Hal itu sebenarnya merupakan amanat dari UU No 17 Tahun 2003 tentang Keuangan Negara, yang menggunakan parameter kinerja untuk menilai kelayakan penggunaan anggaran negara/daerah sesuai dengan karakter dari anggaran berbasis kinerja (performance budgeting). Berkaca pada hal tersebut, infrastruktur jalan sebenarnya ibarat sebuah kaca yang merefleksikan buruknya sistem perencanaan, pelaksanaan maupun pengawasan program/kegiatan pemerintah yang didanai dari anggaran negara/daerah. 

Di sisi lain, budaya ”rendah mutu” yang sudah menggejala di negeri ini juga tercermin pada buruknya manajemen aset publik yang berupa infrastruktur jalan tersebut. Bahkan ditengarai, jalur jalan pantura yang setiap tahun menelan tak kurang dari Rp1 triliun anggaran negara telah dijadikan sebagai ajang korupsiabadi. 

Mark up penggunaan dana infrastruktur jalan dilakukan dengan memanfaatkan kelemahan sistem perencanaan kegiatan/program pembangunan infrastruktur dan budaya korupsi dalam pengawasan penggunaan jalan oleh para pengguna jalan. Jalan telah menjadi ”sumber penghasilan tambahan” dari sederet oknum yang menjadikan negeri ini semakin berliku dalam menapaki jalan menuju perwujudan kepemerintahan yang bersih (clean governance). 

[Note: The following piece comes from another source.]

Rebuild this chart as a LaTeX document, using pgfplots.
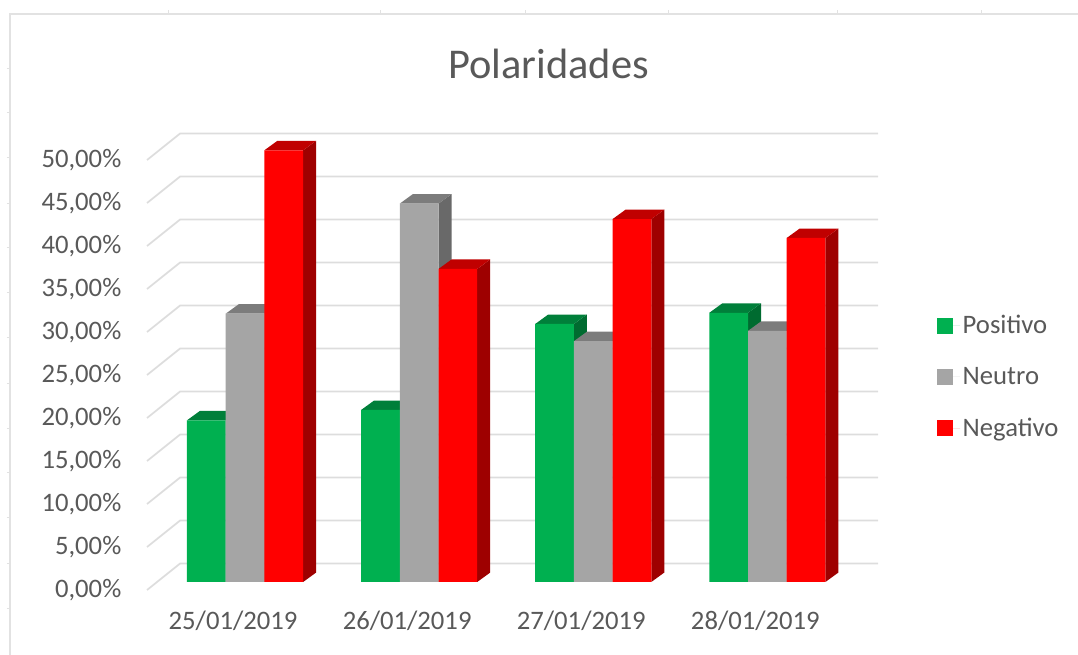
\documentclass[border=0pt]{standalone}
\usepackage{fontspec}
\setmainfont{Carlito}
\usepackage{pgfplots}
\pgfplotsset{compat=1.18}
\definecolor{txt}{HTML}{595959}
\definecolor{gridc}{HTML}{DDDDDD}
\definecolor{frame}{HTML}{E2E2E2}
\definecolor{pos}{HTML}{00B050}
\definecolor{postop}{HTML}{007F3A}
\definecolor{posside}{HTML}{006B30}
\definecolor{neu}{HTML}{A5A5A5}
\definecolor{neutop}{HTML}{7C7C7C}
\definecolor{neuside}{HTML}{696969}
\definecolor{neg}{HTML}{FF0000}
\definecolor{negtop}{HTML}{C00000}
\definecolor{negside}{HTML}{9E0000}
% top and side faces of a bar: category, slot (-1,0,1), value, top colour, side colour
\newcommand{\solid}[5]{%
  \pgfmathsetmacro\xl{#1+(#2-0.5)*0.2223}%
  \pgfmathsetmacro\xr{\xl+0.2223}%
  \pgfmathsetmacro\xlb{\xl+0.0747}%
  \pgfmathsetmacro\xrb{\xr+0.0747}%
  \pgfmathsetmacro\vb{#3+1.1}%
  \edef\temp{\noexpand\addplot[forget plot,fill=#5,draw=none] coordinates {(\xr,0) (\xrb,1.1) (\xrb,\vb) (\xr,#3) (\xr,0)};
    \noexpand\addplot[forget plot,fill=#4,draw=none] coordinates {(\xl,#3) (\xlb,\vb) (\xrb,\vb) (\xr,#3) (\xl,#3)};}%
  \temp}
\begin{document}
\begin{tikzpicture}
\useasboundingbox (0,0) rectangle (808.5pt,491.25pt);
% sheet border behind the chart
\draw[frame,line width=1pt] (7.5pt,0) -- (7.5pt,480.75pt) -- (808.5pt,480.75pt);
\foreach \x in {126,285,394,501,628,736} \draw[frame,line width=.7pt] (\x pt,480.75pt) -- (\x pt,483.5pt);
\foreach \y in {35,69,103,137,170,204,238,272,306,339,373,407,440} \draw[frame,line width=.7pt] (5pt,\y pt) -- (7.5pt,\y pt);
\begin{axis}[
  at={(118.5pt,54.75pt)}, anchor=south west,
  width=522.3pt, height=322.5pt, scale only axis,
  xmin=-0.5, xmax=3.5, ymin=0, ymax=50,
  clip=false,
  axis x line*=bottom, axis y line*=left,
  axis line style={draw=none},
  major tick length=0pt,
  xtick={0,1,2,3},
  xticklabels={25/01/2019,26/01/2019,27/01/2019,28/01/2019},
  ytick={0,5,10,15,20,25,30,35,40,45,50},
  yticklabels={{0,00\%},{5,00\%},{10,00\%},{15,00\%},{20,00\%},{25,00\%},{30,00\%},{35,00\%},{40,00\%},{45,00\%},{50,00\%}},
  tick label style={font=\fontsize{20}{24}\selectfont,text=txt},
  yticklabel style={xshift=-24pt,yshift=-6pt},
  xticklabel style={xshift=-9pt,yshift=-18.5pt},
  title={Polaridades},
  title style={at={(0.561,1.186)},anchor=center,font=\fontsize{31.8}{38}\selectfont,text=txt},
  legend style={draw=none,fill=none,at={(1.113,0.477)},anchor=west,
    font=\fontsize{20}{24}\selectfont,text=txt,row sep=19.6pt},
  legend cell align=left,
  legend image code/.code={\path[#1] (0pt,-6pt) rectangle (12pt,6pt);\path (0pt,0pt) -- (17pt,0pt);},
]
% floor stub and back wall line for every tick
\addplot[forget plot,gridc,line width=1.3pt] coordinates {(-0.563,-0.93) (-0.373,2.15) (3.636,2.15)};
\addplot[forget plot,gridc,line width=1.3pt] coordinates {(-0.563,4.07) (-0.373,7.15) (3.636,7.15)};
\addplot[forget plot,gridc,line width=1.3pt] coordinates {(-0.563,9.07) (-0.373,12.15) (3.636,12.15)};
\addplot[forget plot,gridc,line width=1.3pt] coordinates {(-0.563,14.07) (-0.373,17.15) (3.636,17.15)};
\addplot[forget plot,gridc,line width=1.3pt] coordinates {(-0.563,19.07) (-0.373,22.15) (3.636,22.15)};
\addplot[forget plot,gridc,line width=1.3pt] coordinates {(-0.563,24.07) (-0.373,27.15) (3.636,27.15)};
\addplot[forget plot,gridc,line width=1.3pt] coordinates {(-0.563,29.07) (-0.373,32.15) (3.636,32.15)};
\addplot[forget plot,gridc,line width=1.3pt] coordinates {(-0.563,34.07) (-0.373,37.15) (3.636,37.15)};
\addplot[forget plot,gridc,line width=1.3pt] coordinates {(-0.563,39.07) (-0.373,42.15) (3.636,42.15)};
\addplot[forget plot,gridc,line width=1.3pt] coordinates {(-0.563,44.07) (-0.373,47.15) (3.636,47.15)};
\addplot[forget plot,gridc,line width=1.3pt] coordinates {(-0.563,49.07) (-0.373,52.15) (3.636,52.15)};
% Positivo
\solid{0}{-1}{18.8}{postop}{posside}
\solid{1}{-1}{20}{postop}{posside}
\solid{2}{-1}{30}{postop}{posside}
\solid{3}{-1}{31.3}{postop}{posside}
\addplot[ybar,bar width=0.2223,bar shift=-0.2223,fill=pos,draw=none]
  coordinates {(0,18.8) (1,20) (2,30) (3,31.3)};
\addlegendentry{Positivo}
% Neutro
\solid{0}{0}{31.2}{neutop}{neuside}
\solid{1}{0}{44}{neutop}{neuside}
\solid{2}{0}{28}{neutop}{neuside}
\solid{3}{0}{29.2}{neutop}{neuside}
\addplot[ybar,bar width=0.2223,bar shift=0,fill=neu,draw=none]
  coordinates {(0,31.2) (1,44) (2,28) (3,29.2)};
\addlegendentry{Neutro}
% Negativo
\solid{0}{1}{50.2}{negtop}{negside}
\solid{1}{1}{36.4}{negtop}{negside}
\solid{2}{1}{42.2}{negtop}{negside}
\solid{3}{1}{40}{negtop}{negside}
\addplot[ybar,bar width=0.2223,bar shift=0.2223,fill=neg,draw=none]
  coordinates {(0,50.2) (1,36.4) (2,42.2) (3,40)};
\addlegendentry{Negativo}
\end{axis}
\end{tikzpicture}
\end{document}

Jalan adalah potret aktual dan faktual dari buruknya manajemen infrastruktur publik di negeri ini yang menyimpan sejuta misteri, dan pada tingkat yang lebih tinggi jalan adalah potret yang ”jujur” dari kualitas kepemerintahan di suatu negeri, yang tak mungkin dipoles dengan citra maupun tebar pesona!